The framework matters most for: first-time-together crews, mixed travel styles, 5+ people who haven't all travelled together. Not for groups where the issue isn't role distribution but trust.

The shortest version

If you only take three things from this:

  1. Four roles: decider, scout, local, treasurer. Name them on day one.
  2. No-one holds more than two. If someone is, redistribute or shrink the trip.
  3. The decider is the role groups forget. Name it explicitly even if it feels low-status — without it, every vote gets relitigated.

Where this fits

This piece is the team-shape complement to the main planning manual. The manual sets up the system; the four roles distribute the load. The 80% consensus rule is what the decider enforces. The expense fronting piece is what the treasurer owns.

Wendir's seven specialist agents are roughly mapped to the human roles: Scout proposes places from links, Local verifies, Moneybags runs the treasurer's math. The decider role stays human — for good reason. Some calls shouldn't be automated. iOS-first, closed beta. Waitlist.

More from the Group Trip Operating Manual


Written by the Wendir team. Last updated: 15 May 2026.

Common questions

Do we really need to assign roles for a group trip?+

Not formally — no job titles, no Slack channels. But the four roles (decider, scout, local, treasurer) get filled either way. If you don't name them, one person fills three of them by accident and gets burned out. Naming them just makes the implicit explicit.

Which role is the unpaid PM?+

The unpaid PM is what happens when one person ends up filling three or four roles because nobody else did. The fix isn't to be a better PM — it's to redistribute the roles so no single person carries more than two.

What's the role groups always forget?+

Decider. Groups will happily fill scout, local, and treasurer through enthusiasm or accident — but the role that breaks ties and enforces decision rules is the one nobody volunteers for. Without an explicit decider, every vote gets relitigated and the system stalls.

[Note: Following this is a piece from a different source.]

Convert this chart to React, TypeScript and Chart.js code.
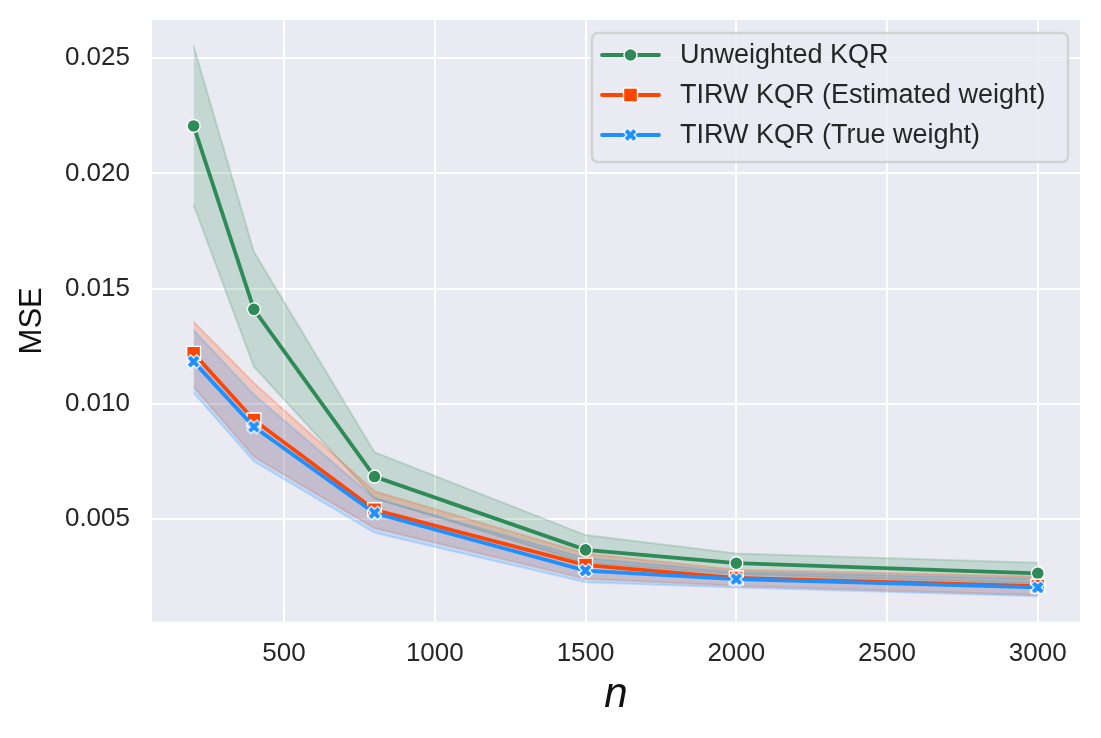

Can one person hold multiple roles?+

Yes — most can hold two. Nobody should hold three. If you're holding all four, you're the unpaid PM and the trip is structurally broken before it leaves the planning chat. The whole point of naming the roles is so the load gets distributed.

What if nobody wants to be the treasurer?+

Rotate it across trips, or appoint by lottery. If literally no-one will own the expenses, that's a signal the trip might not have enough trust to survive the settlement phase. Address that before booking flights, not after.